Lions receive break at Packers' expense
Nov 14, 2012 at 3:32p ET
This week, they’re getting a big one at the expense of the opponent.
Green Bay coach Mike McCarthy announced Wednesday that standout linebacker Clay Matthews won’t be available for Sunday’s game against the Lions because of a hamstring injury he suffered in Green Bay's Week 9 win over the Arizona Cardinals.
It’s another in a long series of injuries that have hampered the Packers throughout the season.
Matthews is one of the top candidates for the league’s Defensive Player of the Year honors. He has 40 tackles, including a team-high nine sacks, in nine games.
“I don’t think you could ever measure what Clay Matthews means to your football team,” McCarthy said. “He’s clearly one of the best defensive players in the game in my opinion. He’s a dynamic player.”
The Packers also are without other key players such as cornerback Charles Woodson, receiver Greg Jennings and offensive tackle Bryan Bulaga.
Nevertheless, Green Bay (6-3) brings a four-game winning streak into Ford Field.
“You don’t gain anything spending a whole lot of time talking about it,” McCarthy said of the injury woes. “Our team understands that. We do have experience in these situations.

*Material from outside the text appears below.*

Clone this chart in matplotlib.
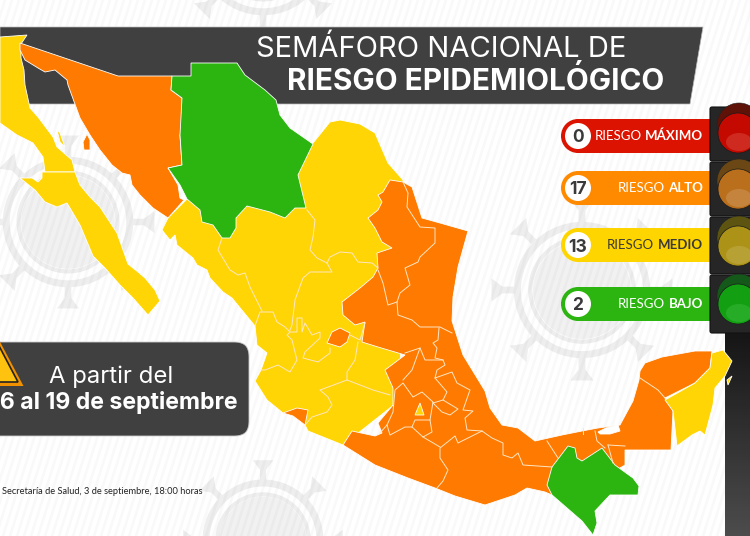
import numpy as np
import matplotlib
matplotlib.use("Agg")
import matplotlib.pyplot as plt
from matplotlib.patches import Polygon, Circle, FancyBboxPatch, Rectangle, Ellipse

ORANGE = "#FF7A00"
YELLOW = "#FFD505"
GREEN = "#2CB510"
DARK = "#404040"

# legend
risk_counts = ["0", "17", "13", "2"]
risk_bold = ["MÁXIMO", "ALTO", "MEDIO", "BAJO"]
risk_colors = ["#DB1300", "#FF8A00", "#FFD500", "#2CB510"]
risk_text = ["white", "white", "#3a3a3a", "white"]
lens_colors = ["#C40A00", "#B96F1C", "#AC9318", "#12A012"]
lens_light = ["#D84A40", "#CF9A5E", "#C4B050", "#3DB83D"]
hood_colors = ["#5E1208", "#6A4714", "#5C5410", "#14581A"]

# map outlines
baja_norte = [(0,37),(27,35),(21,44),(21,58),(24,70),(25,85),(30,108),(38,117),(53,137),(57,147),(72,160),
              (75,172),(45,172),(43,157),(33,143),(17,135),(0,123)]
baja_sur = [(20,178),(32,178),(38,182),(42,178),(42,172),(75,172),(80,185),(90,197),(100,207),(117,233),
            (128,264),(138,272),(145,278),(155,290),(160,301),(148,315),(133,298),(120,285),
            (105,268),(93,256),(80,225),(67,203),(57,207),(45,202),(35,190)]
sonora = [(20,43),(118,76),(172,76),(171,90),(182,98),(182,130),(180,135),(182,165),(168,168),(178,185),
          (180,198),(184,200),(168,218),(153,208),(140,195),(132,185),(130,175),(122,173),(112,165),
          (100,150),(90,135),(80,118),(68,85),(67,80),(55,70),(45,72),(38,68),(25,60),(20,50)]
tiburon = [(87,134),(90,140),(90,150),(84,150),(83,142)]
isla_baja = [(57,130),(60,133),(65,147),(60,142)]
chihuahua = [(191,63),(237,63),(245,75),(265,90),(276,100),(280,115),(290,128),(313,144),(298,175),
             (306,208),(295,208),(285,218),(270,212),(247,206),(236,218),(236,228),(230,238),(222,238),
             (213,225),(202,222),(200,210),(187,199),(180,185),(168,168),(182,165),(180,135),(182,98),
             (171,90),(172,76),(191,76)]
yellow_land = [(313,143),(330,122),(340,120),(360,124),(375,133),(388,163),(403,180),(400,400),(343,445),
               (308,431),(305,425),(293,416),(283,413),(267,400),(255,381),(261,370),(267,353),(257,345),
               (255,326),(232,298),(223,292),(210,278),(207,270),(197,265),(193,258),(177,245),(175,235),
               (170,240),(162,230),(168,218),(187,199),(250,170)]
orange_land = [(403,182),(412,187),(422,218),(440,223),(468,231),(458,267),(453,297),(452,321),(463,355),
               (485,391),(490,408),(502,425),(518,428),(535,441),(562,435),(582,431),(598,428),(620,425),
               (633,401),(639,380),(640,371),(645,363),(662,357),(695,351),(712,351),(710,368),(695,383),
               (665,398),(673,411),(671,450),(625,450),(625,465),(600,480),(552,495),(545,492),(527,488),
               (515,495),(485,505),(455,496),(435,488),(408,478),(375,465),(343,445),(352,431),(375,436),
               (382,433),(378,423),(393,405),(393,388),(385,370),(405,355),(378,347),(362,342),(365,322),
               (355,325),(343,315),(342,302),(360,288),(373,277),(378,268),(377,253),(392,248),(382,242),
               (375,228),(368,218),(378,210),(382,202),(378,195),(383,192),(390,180)]
chiapas = [(552,467),(568,446),(575,448),(577,458),(582,461),(602,448),(615,465),(633,478),(639,486),
           (638,495),(610,495),(595,511),(597,523),(593,535),(582,521),(552,495),(547,485)]
quintana_roo = [(712,353),(723,350),(732,361),(725,376),(715,388),(713,405),(705,435),(700,431),(692,435),
                (677,446),(673,411),(665,400),(695,383),(710,368)]
cozumel = [(727,380),(732,376),(728,385)]
colima = [(283,413),(297,408),(308,410),(305,425),(293,416)]
aguascalientes = [(327,343),(332,332),(340,328),(350,333),(347,342),(340,347)]
cdmx = [(420,403),(424,415),(415,415)]
laguna = [(598,432),(606,428),(618,425),(620,431),(610,434),(600,434)]

# state borders inside the colored areas
borders = [
    [(307,210),(315,220),(313,237),(310,250),(317,258),(327,263),(332,272),(310,272),(303,278),(295,300),(292,325),(290,330)],
    [(327,263),(330,257),(340,252),(352,253),(358,262),(372,263),(378,268)],
    [(222,238),(218,250),(230,270),(238,275),(245,273),(250,287),(262,311)],
    [(255,326),(260,312),(273,312),(277,322),(285,327),(290,332),(287,335),(292,340),(297,360),(290,372),(278,365),(265,370),(261,370)],
    [(290,332),(297,332),(297,318),(302,318),(302,332),(305,323),(312,335),(320,332),(320,338),(305,352),(303,358),(318,362),(330,353),(330,348)],
    [(350,335),(360,340),(365,323)],
    [(358,342),(355,360),(347,372),(347,380),(320,390),(328,397),(332,405),(327,412),(312,417),(305,425)],
    [(347,380),(373,390),(390,395)],
    [(403,182),(408,193),(407,207),(420,227),(435,228),(435,243),(420,257),(418,262),(405,268),(410,285),(400,293),(397,302),(388,305),(383,283),(378,270)],
    [(397,302),(398,315),(412,320),(420,327),(440,327),(452,333)],
    [(439,328),(438,340),(433,343),(437,348),(435,358),(443,360),(445,365),(437,370),(435,378),(452,372),(457,383),(470,390),
     (463,410),(473,411),(465,418),(467,430),(482,431),(492,438),(503,443),(503,455),(512,458),(518,453),(523,465),(552,467)],
    [(482,431),(458,443),(455,436),(440,448),(440,458),(448,470),(443,481),(437,488)],
    [(380,433),(387,425),(390,435),(405,427),(412,427),(423,437),(440,447)],
    [(412,427),(415,420),(430,420),(432,432),(423,437)],
    [(387,425),(393,412),(395,390),(403,383),(413,397),(422,392),(433,402),(430,420)],
    [(433,403),(443,400),(458,409),(450,415),(442,412),(433,403)],
    [(403,380),(412,370),(420,348),(425,360),(443,360)],
    [(435,378),(447,392),(443,400)],
    [(405,353),(420,348)],
    [(547,441),(558,458)],
    [(583,428),(583,434)],
    [(595,431),(597,441),(605,448)],
    [(608,445),(625,446)],
    [(613,463),(608,445)],
    [(640,378),(658,390),(665,398)],
]

# virus watermarks: center x, center y, radius
virus_x = [68, 582, 263, 263]
virus_y = [222, 290, 540, -50]
virus_r = [65, 68, 60, 65]

fig = plt.figure(figsize=(7.5, 5.36), dpi=100)
ax = fig.add_axes([0, 0, 1, 1])
ax.set_xlim(0, 750)
ax.set_ylim(536, 0)
ax.axis("off")
fig.patch.set_facecolor("white")

GREY = "#EEEEEE"
for cx, cy, r in zip(virus_x, virus_y, virus_r):
    ax.add_patch(Circle((cx, cy), r * 0.72, fc="#F1F1F1", ec="none", zorder=1))
    ax.add_patch(Circle((cx, cy), r * 0.95, fc="none", ec=GREY, lw=5, zorder=1))
    ax.add_patch(Circle((cx, cy), r * 0.76, fc="none", ec=GREY, lw=3, zorder=1))
    for a in np.deg2rad(np.arange(0, 360, 45)):
        ux, uy = np.cos(a), np.sin(a)
        px, py = -uy, ux
        stem = (cx + ux * r * 1.0, cy + uy * r * 1.0)
        neck = (cx + ux * r * 1.17, cy + uy * r * 1.17)
        tip = (cx + ux * r * 1.33, cy + uy * r * 1.33)
        w = r * 0.05
        W = r * 0.17
        ax.add_patch(Polygon([(stem[0] + px * w, stem[1] + py * w), (stem[0] - px * w, stem[1] - py * w),
                              (neck[0] - px * w, neck[1] - py * w), (tip[0] - px * W, tip[1] - py * W),
                              (tip[0] + px * W, tip[1] + py * W), (neck[0] + px * w, neck[1] + py * w)],
                             fc=GREY, ec="none", zorder=1))

# diagonal stripes of the background
for x0 in np.arange(-200, 760, 7):
    ax.plot([x0, x0 + 170], [536, 0], color="#000000", alpha=0.022, lw=2, zorder=1.5)

# title band
ax.add_patch(Polygon([(0, 27), (703, 27), (690, 104), (0, 104)], fc=DARK, ec="#BBBBBB", lw=0.5, zorder=2))

# traffic light pole
grad = np.linspace(0, 1, 64).reshape(-1, 1)
ax.imshow(grad, extent=[725, 750, 536, 333], cmap=matplotlib.colors.LinearSegmentedColormap.from_list("p", ["#161616", "#4C4C4C"]),
          aspect="auto", zorder=2)
ax.set_xlim(0, 750)
ax.set_ylim(536, 0)

# map
fills = [(baja_norte, YELLOW), (baja_sur, YELLOW), (isla_baja, YELLOW), (yellow_land, YELLOW), (orange_land, ORANGE),
         (sonora, ORANGE), (tiburon, ORANGE), (chihuahua, GREEN), (chiapas, GREEN), (quintana_roo, YELLOW),
         (cozumel, YELLOW), (colima, ORANGE), (aguascalientes, ORANGE), (cdmx, YELLOW), (laguna, "white")]
for pts, col in fills:
    ax.add_patch(Polygon(pts, fc=col, ec="#FFFFFF", lw=0.6, zorder=3))
for line in borders:
    xs, ys = zip(*line)
    ax.plot(xs, ys, color="#FFE6C4", lw=0.7, zorder=4, solid_joinstyle="round")

# legend pills
pill_top = [119, 171, 228, 287]
pill_h = 34
lens_cy = [133, 189, 246, 304]
for i in range(4):
    y = pill_top[i]
    ax.add_patch(Rectangle((578, y), 140, pill_h, fc=risk_colors[i], ec="none", zorder=5))
    ax.add_patch(Circle((578, y + pill_h / 2), pill_h / 2, fc=risk_colors[i], ec="none", zorder=5))
    ax.add_patch(Circle((578, y + pill_h / 2), 13, fc="white", ec="none", zorder=6))
    ax.text(578, y + pill_h / 2, risk_counts[i], ha="center", va="center_baseline", fontsize=12.5, fontweight="bold",
            family="Inter", color="#3a3a3a", zorder=7)
    t = ax.text(703, y + pill_h / 2 - 1, risk_bold[i], ha="right", va="center_baseline", fontsize=9.5, fontweight="bold",
                family="Lato", color=risk_text[i], zorder=7)
    bb = t.get_window_extent(fig.canvas.get_renderer())
    ax.text(bb.x0 * 750 / fig.bbox.width - 3.5, y + pill_h / 2 - 1, "RIESGO", ha="right", va="center_baseline", fontsize=9.5,
            family="Lato", color=risk_text[i], zorder=7)

# traffic light housing
sec_top = [107, 162, 217, 275]
sec_bot = [161, 216, 274, 333]
for i in range(4):
    ax.add_patch(FancyBboxPatch((710, sec_top[i]), 60, sec_bot[i] - sec_top[i], boxstyle="round,pad=0,rounding_size=2",
                                fc="#262626", ec="#111111", lw=0.8, zorder=6))
    cy = lens_cy[i]
    ax.add_patch(Circle((739, cy - 8), 22, fc=hood_colors[i], ec="#222222", lw=0.4, zorder=7))
    ax.add_patch(Circle((738, cy), 20, fc=lens_colors[i], ec="#1a1a1a", lw=0.5, zorder=8))
    ax.add_patch(Ellipse((739, cy + 9), 26, 18, fc=lens_light[i], ec="none", alpha=0.5, zorder=9))

# date box
ax.add_patch(FancyBboxPatch((-30, 342), 279, 94, boxstyle="round,pad=0,rounding_size=14", fc=DARK, ec="#CCCCCC", lw=0.6, zorder=5))
ax.text(111, 377, "A partir del", ha="center", va="center", fontsize=17.2, family="Inter", color="white", zorder=6)
ax.text(238, 403, "16 al 19 de septiembre", ha="right", va="center", fontsize=16.6, fontweight="bold", family="Inter", color="white", zorder=6)

# warning sign
ax.add_patch(Polygon([(-26, 386), (23.5, 386), (-2, 338)], fc="#F29100", ec="none", zorder=6))
ax.add_patch(Polygon([(-22, 382), (18, 382), (-2, 344)], fc="#FFC20E", ec="#222222", lw=1.2, zorder=7))

# title
ax.text(441, 49, "SEMÁFORO NACIONAL DE", ha="center", va="center", fontsize=21, family="Inter", color="white", zorder=6)
ax.text(475.5, 81, "RIESGO EPIDEMIOLÓGICO", ha="center", va="center", fontsize=21.4, fontweight="bold", family="Inter", color="white", zorder=6)

# source
ax.text(2, 491, "Secretaría de Salud, 3 de septiembre, 18:00 horas", ha="left", va="center", fontsize=6.7, family="Lato", color="#222222", zorder=6)

fig.savefig("out.png", dpi=100)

“We just try to play to our strengths. You get to a point in the season where you identify who you are. We’re a 6-3 football team that’s had some adversity whether it’s medically or some games that we feel probably got away from us. You’ve got to learn from those situations and apply it.
“We’re just about winning and growing each week. It doesn’t get much fancier than that.”
The Lions’ constantly changing secondary is adding some much-needed size at cornerback.
Drayton Florence (6-foot, 193 pounds) is expected to return from the injured list for Sunday’s game.
Pat Lee (6-foot, 200 pounds) was acquired earlier this week after being put on waivers by Oakland.
The Lions’ other cornerbacks weigh in the range of 175 to 185 pounds.
Florence has missed the last seven games following surgery for a broken forearm.
“He’s worked very hard to come back,” Lions coach Jim Schwartz said. “He’s been a good player for a long time. We’ve missed him these last eight weeks.”
The Lions will have to make a roster move before Sunday for Florence to play.
Meanwhile, Lee’s availability was a little surprising. He had started seven games for the Raiders.
But to make room for another player to come off injured reserve, Oakland decided to get rid of him.
“It was very crazy,” Lee said. “I really don’t want to get into that.”
Lee politely called it a “numbers situation.”
“I had an opportunity there and I got a lot of good film,” he said. “I appreciate that.”
Asked if he was surprised by the move, Lee said, “Kinda, sorta. It’s a business. Can’t really say much.”
It remains to be seen whether Lee will be able to catch up on the Lions’ system fast enough to be in uniform for the Green Bay game.
He replaces Alphonso Smith, who was released Monday.
“It’s very rare that those guys become available (in November),” Schwartz said, pointing out that Lee is a veteran who has size and can contribute on special teams. “That was a good get for us, especially at this point in the year.”
Lee, 28, was a second-round draft pick by Green Bay in 2008. He appeared in 32 games for the Packers from 2008-11, missing all of '09 because of a knee injury.
Asked whether he might be able to help his new teammates with a scouting report on the Packers, Lee said with a laugh, “I’ll be talking to these guys.”
Defensive end Cliff Avril, who suffered a concussion last Sunday, apparently will be ready to play.
“If I still had a concussion, I wouldn’t be talking to y’all,” Avril said. “I feel fine. I feel great.”
Safety Erick Coleman missed Wednesday’s practice.
“He got poked in the eye,” Schwartz said. “He had a headache. He looks like he went through a championship fight.”
Three days after the game, defensive tackle Ndamukong Suh was officially credited with a sack in the Lions' loss at Minnesota. The play was originally ruled as a rushing attempt by Vikings quarterback Christian Ponder.